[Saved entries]
= = = = =
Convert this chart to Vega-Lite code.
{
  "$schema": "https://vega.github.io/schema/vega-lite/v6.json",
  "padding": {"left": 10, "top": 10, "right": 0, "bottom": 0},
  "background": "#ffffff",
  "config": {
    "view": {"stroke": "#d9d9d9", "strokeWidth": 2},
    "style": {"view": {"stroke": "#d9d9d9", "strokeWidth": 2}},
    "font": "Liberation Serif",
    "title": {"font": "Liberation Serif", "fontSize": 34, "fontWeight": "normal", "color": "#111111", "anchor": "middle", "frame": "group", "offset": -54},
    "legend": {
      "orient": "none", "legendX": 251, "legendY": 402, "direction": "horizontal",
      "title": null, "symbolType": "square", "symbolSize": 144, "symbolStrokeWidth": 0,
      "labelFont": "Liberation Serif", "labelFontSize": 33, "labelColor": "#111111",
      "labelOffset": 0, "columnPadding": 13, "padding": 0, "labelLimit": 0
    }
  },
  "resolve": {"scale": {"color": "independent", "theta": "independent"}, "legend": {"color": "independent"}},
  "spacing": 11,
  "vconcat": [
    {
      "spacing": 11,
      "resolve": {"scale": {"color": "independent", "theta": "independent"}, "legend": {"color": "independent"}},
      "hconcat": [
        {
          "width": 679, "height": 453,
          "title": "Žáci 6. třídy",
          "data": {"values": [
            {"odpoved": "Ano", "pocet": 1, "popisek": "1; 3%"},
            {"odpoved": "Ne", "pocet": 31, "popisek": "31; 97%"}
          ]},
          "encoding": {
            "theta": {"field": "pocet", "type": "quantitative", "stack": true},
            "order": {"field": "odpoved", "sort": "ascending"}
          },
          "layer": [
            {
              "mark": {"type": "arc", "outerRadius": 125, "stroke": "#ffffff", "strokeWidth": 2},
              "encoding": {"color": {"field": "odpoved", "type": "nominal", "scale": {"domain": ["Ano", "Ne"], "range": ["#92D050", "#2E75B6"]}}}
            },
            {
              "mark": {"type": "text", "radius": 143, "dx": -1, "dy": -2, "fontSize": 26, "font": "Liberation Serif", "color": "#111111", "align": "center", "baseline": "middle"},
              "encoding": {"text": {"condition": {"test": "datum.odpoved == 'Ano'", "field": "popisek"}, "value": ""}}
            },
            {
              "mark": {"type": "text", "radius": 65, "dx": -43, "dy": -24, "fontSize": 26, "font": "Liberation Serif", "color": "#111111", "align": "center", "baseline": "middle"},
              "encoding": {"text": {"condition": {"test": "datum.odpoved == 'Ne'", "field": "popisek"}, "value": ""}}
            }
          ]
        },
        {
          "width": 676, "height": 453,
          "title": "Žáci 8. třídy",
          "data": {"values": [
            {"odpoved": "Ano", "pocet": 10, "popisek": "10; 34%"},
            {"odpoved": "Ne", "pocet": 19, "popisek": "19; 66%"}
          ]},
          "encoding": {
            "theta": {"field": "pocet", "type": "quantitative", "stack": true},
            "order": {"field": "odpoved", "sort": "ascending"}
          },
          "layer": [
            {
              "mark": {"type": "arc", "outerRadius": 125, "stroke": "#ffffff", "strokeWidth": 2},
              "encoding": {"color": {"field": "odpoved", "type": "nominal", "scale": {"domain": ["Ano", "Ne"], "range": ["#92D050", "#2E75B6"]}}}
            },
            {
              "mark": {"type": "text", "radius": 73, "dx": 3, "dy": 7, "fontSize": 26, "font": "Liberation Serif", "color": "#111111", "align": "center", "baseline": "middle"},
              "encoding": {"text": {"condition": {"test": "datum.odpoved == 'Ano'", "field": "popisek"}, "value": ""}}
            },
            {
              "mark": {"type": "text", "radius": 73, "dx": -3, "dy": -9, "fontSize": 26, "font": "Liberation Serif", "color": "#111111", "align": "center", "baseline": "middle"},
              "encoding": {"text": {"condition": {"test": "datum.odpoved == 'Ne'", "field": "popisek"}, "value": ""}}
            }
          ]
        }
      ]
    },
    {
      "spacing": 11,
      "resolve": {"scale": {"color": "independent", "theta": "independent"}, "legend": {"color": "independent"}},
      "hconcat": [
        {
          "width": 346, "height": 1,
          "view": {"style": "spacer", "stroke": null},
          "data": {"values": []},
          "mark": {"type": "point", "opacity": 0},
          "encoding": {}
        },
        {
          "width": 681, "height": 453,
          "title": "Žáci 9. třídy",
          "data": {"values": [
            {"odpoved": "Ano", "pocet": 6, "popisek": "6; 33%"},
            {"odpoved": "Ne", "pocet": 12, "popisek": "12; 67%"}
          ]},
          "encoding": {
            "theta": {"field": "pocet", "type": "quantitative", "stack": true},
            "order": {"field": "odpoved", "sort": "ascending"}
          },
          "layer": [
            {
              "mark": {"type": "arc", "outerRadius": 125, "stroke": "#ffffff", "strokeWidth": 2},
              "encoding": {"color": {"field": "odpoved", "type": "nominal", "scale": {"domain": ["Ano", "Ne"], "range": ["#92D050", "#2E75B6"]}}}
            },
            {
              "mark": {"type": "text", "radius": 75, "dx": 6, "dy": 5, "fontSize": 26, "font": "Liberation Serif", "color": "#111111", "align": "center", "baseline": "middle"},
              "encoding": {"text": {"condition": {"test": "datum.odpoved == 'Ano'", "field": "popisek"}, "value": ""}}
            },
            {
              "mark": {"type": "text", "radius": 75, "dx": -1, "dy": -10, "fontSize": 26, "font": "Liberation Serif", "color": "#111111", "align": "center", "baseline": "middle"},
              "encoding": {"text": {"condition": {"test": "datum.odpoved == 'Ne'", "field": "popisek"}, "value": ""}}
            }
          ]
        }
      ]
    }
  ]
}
= = = = =
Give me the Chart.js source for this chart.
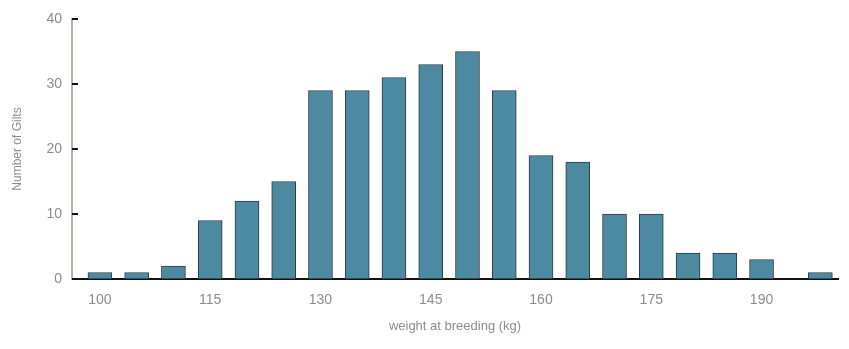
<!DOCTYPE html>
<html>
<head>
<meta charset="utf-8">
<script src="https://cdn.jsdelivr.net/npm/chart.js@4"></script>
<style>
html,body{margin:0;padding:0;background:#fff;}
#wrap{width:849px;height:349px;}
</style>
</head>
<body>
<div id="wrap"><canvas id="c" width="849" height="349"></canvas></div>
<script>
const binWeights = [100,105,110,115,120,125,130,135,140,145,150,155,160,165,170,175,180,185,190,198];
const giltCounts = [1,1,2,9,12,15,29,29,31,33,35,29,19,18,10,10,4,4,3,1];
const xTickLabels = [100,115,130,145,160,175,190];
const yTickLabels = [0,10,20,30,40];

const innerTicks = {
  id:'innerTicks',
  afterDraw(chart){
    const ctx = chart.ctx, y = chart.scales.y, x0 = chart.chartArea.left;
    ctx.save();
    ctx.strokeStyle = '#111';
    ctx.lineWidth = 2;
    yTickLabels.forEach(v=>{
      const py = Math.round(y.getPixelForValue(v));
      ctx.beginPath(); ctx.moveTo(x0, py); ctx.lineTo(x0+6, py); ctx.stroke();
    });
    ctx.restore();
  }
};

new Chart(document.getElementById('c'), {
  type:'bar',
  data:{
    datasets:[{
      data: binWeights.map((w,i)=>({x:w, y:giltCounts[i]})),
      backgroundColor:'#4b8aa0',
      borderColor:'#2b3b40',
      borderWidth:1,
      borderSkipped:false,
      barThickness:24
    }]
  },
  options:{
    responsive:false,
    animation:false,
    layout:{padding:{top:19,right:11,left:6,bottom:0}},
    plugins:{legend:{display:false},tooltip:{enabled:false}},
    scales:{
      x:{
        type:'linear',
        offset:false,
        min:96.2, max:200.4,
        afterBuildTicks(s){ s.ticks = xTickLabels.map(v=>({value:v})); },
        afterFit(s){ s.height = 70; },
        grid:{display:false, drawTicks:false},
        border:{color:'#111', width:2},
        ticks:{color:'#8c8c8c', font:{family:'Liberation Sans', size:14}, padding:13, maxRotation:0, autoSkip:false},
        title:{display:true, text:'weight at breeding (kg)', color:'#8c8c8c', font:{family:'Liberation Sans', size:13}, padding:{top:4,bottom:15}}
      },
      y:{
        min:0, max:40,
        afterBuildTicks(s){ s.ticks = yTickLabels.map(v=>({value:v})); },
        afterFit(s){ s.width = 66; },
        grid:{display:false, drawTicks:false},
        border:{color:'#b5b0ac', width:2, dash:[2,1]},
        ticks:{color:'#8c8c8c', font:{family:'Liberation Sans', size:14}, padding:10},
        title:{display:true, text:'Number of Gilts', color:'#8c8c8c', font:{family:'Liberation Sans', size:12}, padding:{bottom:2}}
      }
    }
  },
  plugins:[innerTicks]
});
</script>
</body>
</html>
= = = = =
## Task instructions
Scan the material line by line and report each one that contains "this".

## Reply
Convert this chart to Vega-Lite code.
Give me the Chart.js source for this chart.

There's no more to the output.